Nog een nuttige link: http://taaltelefoon.vlaanderen.be/nlapps/docs/default.asp?fid=678

 Voorzichtig met je spelling overigens. Misschien slaat mijn verbeelding weer op hol maar met "trien" krijgen deze zinnen een heel andere betekenis.

Groetjes Herman


----------



## Couch Tomato

Voor mij is er eerlijk gezegd geen verschil. Ik zie overigens wel wat NewtonCircus bedoelt. De tweede zin impliceert alsof Berlijn niet jouw startpunt was, maar dat je daarvoor ook al ergens heb gereisd. Eenmaal aangekomen in Berlijn nam je de nachttrein naar Amsterdam. Maar dat zeg ik ook na het lezen van NewtonCircus' post. Ik weet niet of ik daar anders bij stil had gestaan.


----------



## NewtonCircus

Dag Tamar,

Ik denk overigens dat de volgende woordvolgorde grammatisch mooier is.
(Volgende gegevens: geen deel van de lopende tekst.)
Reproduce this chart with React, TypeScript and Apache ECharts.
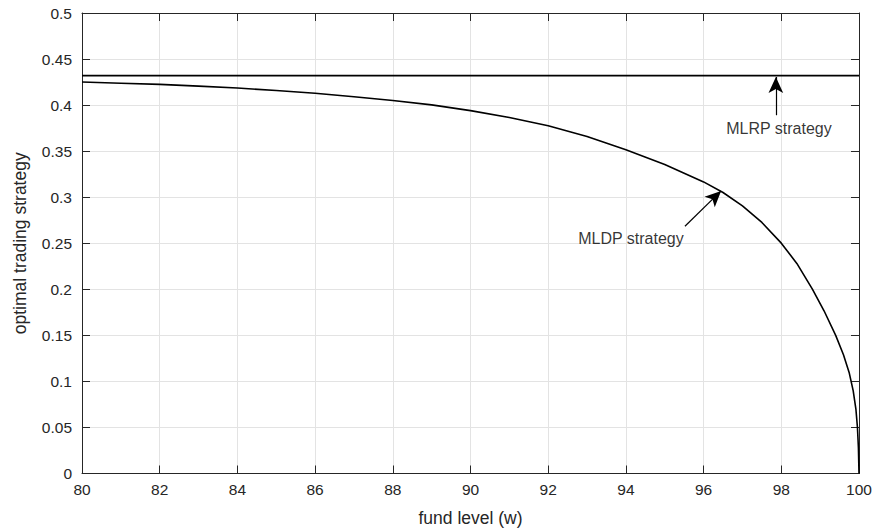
import React, { useEffect, useRef } from "react";
import * as echarts from "echarts";

const fundLevel = [80, 81, 82, 83, 84, 85, 86, 87, 88, 89, 90, 91, 92, 93, 94, 95, 96, 96.5, 97, 97.5, 98, 98.4, 98.8, 99.1, 99.4, 99.6, 99.75, 99.85, 99.92, 99.96, 99.985, 100];
const mldpStrategy = [0.425, 0.4238, 0.4225, 0.4206, 0.4185, 0.4158, 0.4128, 0.4091, 0.405, 0.4002, 0.394, 0.3866, 0.3775, 0.366, 0.3515, 0.3355, 0.3166, 0.3051, 0.2906, 0.2726, 0.2501, 0.2281, 0.2001, 0.1767, 0.15, 0.129, 0.109, 0.09, 0.07, 0.05, 0.028, 0];
const mlrpX = [80, 100];
const mlrpValue = 0.432;

const mldpArrow = { from: [95.52, 0.2685], to: [96.45, 0.3068] };
const mlrpArrow = { from: [97.86, 0.389], to: [97.86, 0.4305] };
const annotations: [number, number, string][] = [
  [94.13, 0.2553, "MLDP strategy"],
  [97.94, 0.3745, "MLRP strategy"],
];

const FONT = "Liberation Sans, Arial, Helvetica, sans-serif";
const AXIS_COLOR = "#262626";
const GRID_COLOR = "#e3e3e3";

export default function App() {
  const ref = useRef<HTMLDivElement>(null);
  useEffect(() => {
    if (!ref.current) return;
    const chart = echarts.init(ref.current, null, { renderer: "svg" });
    const axisCommon = {
      axisLine: { show: true, onZero: false, lineStyle: { color: AXIS_COLOR, width: 1 } },
      axisTick: { show: true, inside: true, length: 8, lineStyle: { color: AXIS_COLOR, width: 1 } },
    };
    chart.setOption({
      animation: false,
      backgroundColor: "#ffffff",
      grid: {
        left: 82,
        right: 15,
        top: 13,
        bottom: 56.5,
        containLabel: false,
        outerBoundsMode: "none",
      },
      xAxis: [
        {
          type: "value",
          min: 80,
          max: 100,
          interval: 2,
          ...axisCommon,
          axisLabel: { color: AXIS_COLOR, fontSize: 15.5, fontFamily: FONT, margin: 8 },
          splitLine: { show: true, lineStyle: { color: GRID_COLOR, width: 1 } },
          name: "fund level (w)",
          nameLocation: "middle",
          nameGap: 35,
          nameTextStyle: { color: AXIS_COLOR, fontSize: 17.5, fontFamily: FONT },
        },
        {
          type: "value",
          position: "top",
          min: 80,
          max: 100,
          interval: 2,
          ...axisCommon,
          axisLabel: { show: false },
          splitLine: { show: false },
        },
      ],
      yAxis: [
        {
          type: "value",
          min: 0,
          max: 0.5,
          interval: 0.05,
          ...axisCommon,
          axisLabel: { color: AXIS_COLOR, fontSize: 15.5, fontFamily: FONT, margin: 10 },
          splitLine: { show: true, lineStyle: { color: GRID_COLOR, width: 1 } },
          name: "optimal trading strategy",
          nameLocation: "middle",
          nameGap: 53,
          nameTextStyle: { color: AXIS_COLOR, fontSize: 17.5, fontFamily: FONT },
        },
        {
          type: "value",
          position: "right",
          min: 0,
          max: 0.5,
          interval: 0.05,
          ...axisCommon,
          axisLabel: { show: false },
          splitLine: { show: false },
        },
      ],
      series: [
        {
          type: "line",
          name: "MLDP",
          data: fundLevel.map((x, i) => [x, mldpStrategy[i]]),
          showSymbol: false,
          smooth: false,
          lineStyle: { color: "#000000", width: 1.6 },
          z: 3,
        },
        {
          type: "line",
          name: "MLRP",
          data: mlrpX.map((x) => [x, mlrpValue]),
          showSymbol: false,
          lineStyle: { color: "#000000", width: 1.6 },
          z: 3,
          markLine: {
            silent: true,
            symbol: ["none", "arrow"],
            symbolSize: [11, 16],
            label: { show: false },
            lineStyle: { color: "#000000", width: 1.2, type: "solid" },
            data: [
              [{ coord: mldpArrow.from }, { coord: mldpArrow.to }],
              [{ coord: mlrpArrow.from }, { coord: mlrpArrow.to }],
            ],
          },
        },
        {
          type: "scatter",
          data: annotations.map((a) => [a[0], a[1], a[2]]),
          symbolSize: 1,
          itemStyle: { color: "rgba(0,0,0,0)" },
          label: {
            show: true,
            position: "inside",
            formatter: (p: any) => p.data[2],
            color: "#000000",
            fontSize: 16,
            fontFamily: FONT,
          },
          z: 4,
        },
      ],
    });
    return () => chart.dispose();
  }, []);
  return (
    <div
      ref={ref}
      style={{ position: "absolute", left: 0, top: 0, width: 874, height: 530, background: "#fff" }}
    />
  );
}
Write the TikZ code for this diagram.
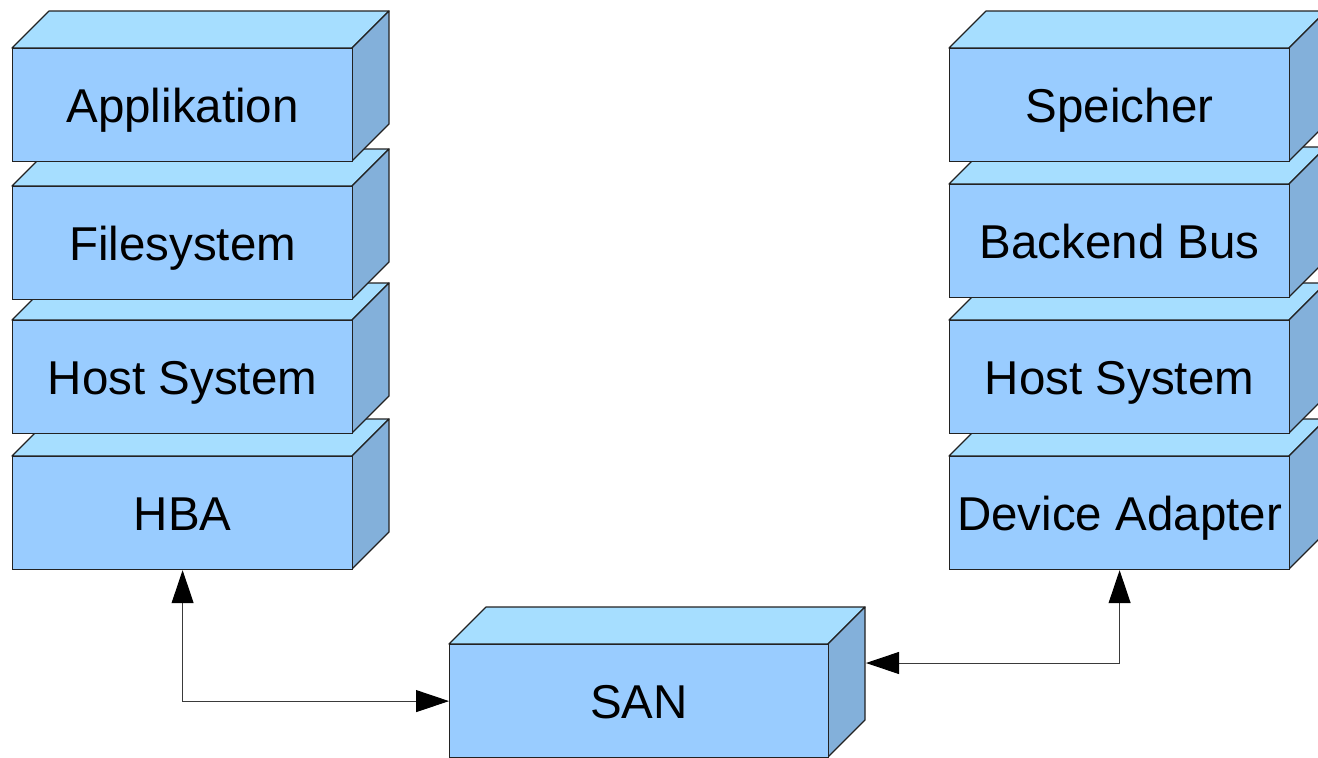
\documentclass[tikz,border=0pt]{standalone}
\usepackage{fontspec}
\setmainfont{Liberation Sans}
\usetikzlibrary{arrows.meta}

\definecolor{facefront}{HTML}{99CCFF}
\definecolor{facetop}{HTML}{A6DEFF}
\definecolor{faceside}{HTML}{83B0DA}
\definecolor{edge}{HTML}{222222}
\definecolor{wire}{HTML}{3A3A3A}

\tikzset{
  front/.style={draw=edge, fill=facefront, line width=1.2pt, inner sep=0pt,
    anchor=north west, font=\fontsize{47.5}{57}\selectfont,
    text height=34pt, text depth=0pt},
  topface/.style={draw=edge, fill=facetop, line width=1.2pt, line join=round},
  sideface/.style={draw=edge, fill=faceside, line width=1.2pt, line join=round},
  wirelink/.style={draw=wire, line width=1pt, {Triangle[length=33pt, width=22pt, color=black]}-{Triangle[length=33pt, width=22pt, color=black]}}
}

% cuboid: name, left, top, width, height, label (front face is the named node)
\newcommand\layerbox[6]{%
  \path[topface] (#2,#3) -- ++(37,-37) -- ++(#4,0) -- ++(-37,37) -- cycle;
  \path[sideface] (#2+#4,#3) -- ++(37,-37) -- ++(0,#5) -- ++(-37,37) -- cycle;
  \node[front, minimum width=#4pt, minimum height=#5pt] (#1) at (#2,#3) {#6};
}

\begin{document}
\begin{tikzpicture}[x=1pt, y=-1pt]
  \useasboundingbox (0,0) rectangle (1318,758);
  \clip (0,0) rectangle (1318,758);

  % host side stack, drawn from the bottom layer up
  \layerbox{hba}{12}{456}{340}{113}{HBA}
  \layerbox{hostL}{12}{320}{340}{113}{Host System}
  \layerbox{fs}{12}{186}{340}{113}{Filesystem}
  \layerbox{app}{12}{48}{340}{113}{Applikation}

  % storage side stack
  \layerbox{da}{949}{456}{340}{113}{Device Adapter}
  \layerbox{hostR}{949}{320}{340}{113}{Host System}
  \layerbox{bus}{949}{184}{340}{113}{Backend Bus}
  \layerbox{mem}{949}{48}{340}{113}{Speicher}

  % network
  \layerbox{san}{449}{644}{379}{113}{SAN}

  % connections
  \coordinate (sanport) at (866,663);
  \draw[wirelink] (hba.south) |- (san.west);
  \draw[wirelink] (sanport) -| (da.south);
\end{tikzpicture}
\end{document}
2. Ik heb vanaf Berlijn de nachttrein naar Amsterdam genomen.
3. Ik heb vanuit Berlijn de nachttrein naar Amsterdam genomen.

Groetjes Herman


----------



## Syzygy

En kan je _van ..._/_vanuit ..._/_vanaf ..._ hier ook allemaal bijvoeglijk gebruiken zodat het niet als bijwoord _nemen_ omschrijft maar _nachttrein_? Zo las ik die zinnen namelijk eerst voor ik NewtonCircus' post zag. Dus, zou je ook kunnen zeggen:
_De nachttrein van/vanaf/vanuit Berlijn naar Amsterdam vertrok om 1 uur._
Of: _Is dit de nachttrein van/vanaf/vanuit Berlijn naar Amsterdam?_


----------



## Lopes

Ja, dat kan. In die gevallen zou ik alleen 'van' gebruiken.


----------



## HKK

Ik vind "vanaf Berlijn" voor een treinreis veel minder gepast dan de andere twee vormen. Google lijkt mij te bevestigen. Als je een search doet, blijkt dat "vanuit Brussel" van toepassing is op alle mogelijke vervoersmiddelen: bij de eerste tien resultaten zijn boot, vliegtuig, trein en auto. "Vanaf Brussel" wordt bijna alleen voor vliegreizen gebruikt (negen op tien, plus één resultaat over rolstoelen).


----------



## Tamar

Dank jullie wel allemaal

Ik zie dat het goed is dat ik "vanuit" heb gebruikt


----------